What is between us and the Christians is a deep dark affair which will go for another hundred generations . . .” (Amos Oz, Judas)
Among the great social shifts of the post–World War II era is the unlikely sea-change in Jewish Christian relations. We read each other’s scriptures and openly discuss differences as well as similarities. Yet many such encounters have become rote and predictable. Powerful emotions stirred up by these conversations are often dismissed or ignored. Demonstrating how such emotions as shame, envy, and desire can inform these encounters, Holy Envy: Writing in the Jewish Christian Borderzone charts a new way of thinking about interreligious relations. Moreover, by focusing on modern and contemporary writers (novelists and poets) who traffic in the volatile space between Judaism and Christianity, the book calls attention to the creative implications of these intense encounters.

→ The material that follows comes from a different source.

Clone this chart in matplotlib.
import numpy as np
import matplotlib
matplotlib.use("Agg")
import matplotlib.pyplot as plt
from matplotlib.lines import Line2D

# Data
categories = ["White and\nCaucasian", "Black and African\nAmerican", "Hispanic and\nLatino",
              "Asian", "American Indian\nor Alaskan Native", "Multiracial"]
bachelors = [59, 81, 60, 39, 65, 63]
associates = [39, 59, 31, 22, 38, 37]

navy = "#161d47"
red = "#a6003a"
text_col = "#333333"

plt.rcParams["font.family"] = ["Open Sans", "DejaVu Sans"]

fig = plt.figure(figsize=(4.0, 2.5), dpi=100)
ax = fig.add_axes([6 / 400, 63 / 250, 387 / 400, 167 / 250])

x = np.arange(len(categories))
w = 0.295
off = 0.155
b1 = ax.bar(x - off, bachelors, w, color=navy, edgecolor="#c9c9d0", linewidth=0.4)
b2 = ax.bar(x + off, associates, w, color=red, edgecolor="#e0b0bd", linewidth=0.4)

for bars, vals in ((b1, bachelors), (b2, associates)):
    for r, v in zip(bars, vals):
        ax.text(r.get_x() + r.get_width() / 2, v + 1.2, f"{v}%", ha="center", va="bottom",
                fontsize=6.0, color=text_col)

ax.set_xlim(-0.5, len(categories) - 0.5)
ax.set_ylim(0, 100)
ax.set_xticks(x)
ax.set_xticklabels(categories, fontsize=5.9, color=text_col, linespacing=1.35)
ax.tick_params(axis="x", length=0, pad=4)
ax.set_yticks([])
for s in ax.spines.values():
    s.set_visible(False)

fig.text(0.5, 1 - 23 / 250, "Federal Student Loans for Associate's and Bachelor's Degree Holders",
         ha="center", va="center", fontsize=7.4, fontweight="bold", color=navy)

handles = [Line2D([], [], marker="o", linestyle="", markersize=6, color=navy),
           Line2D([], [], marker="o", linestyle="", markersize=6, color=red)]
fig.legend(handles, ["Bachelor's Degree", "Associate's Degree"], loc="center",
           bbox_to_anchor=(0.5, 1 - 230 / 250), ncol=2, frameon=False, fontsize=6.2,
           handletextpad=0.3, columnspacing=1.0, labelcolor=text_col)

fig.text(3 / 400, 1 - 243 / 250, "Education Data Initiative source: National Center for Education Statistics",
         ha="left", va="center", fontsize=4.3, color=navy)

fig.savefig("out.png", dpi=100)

While recognizing a long-overdue need to address a fundamentally Christian narrative underwriting twentieth century American verse, Holy Envy does more than represent Christianity as an aesthetically coercive force, or as an adversarial other. For the book also suggests how literature can excavate an alternative interreligious space, at once risky and generative. In bringing together recent accounts of Jewish Christian relations, affect theory, and poetics, Holy Envy offers new ways into difficult and urgent, conversations about interreligious encounters.
Holy Envy is sure to engage readers who are interested in literature, religion, and, above all, interfaith dialogue.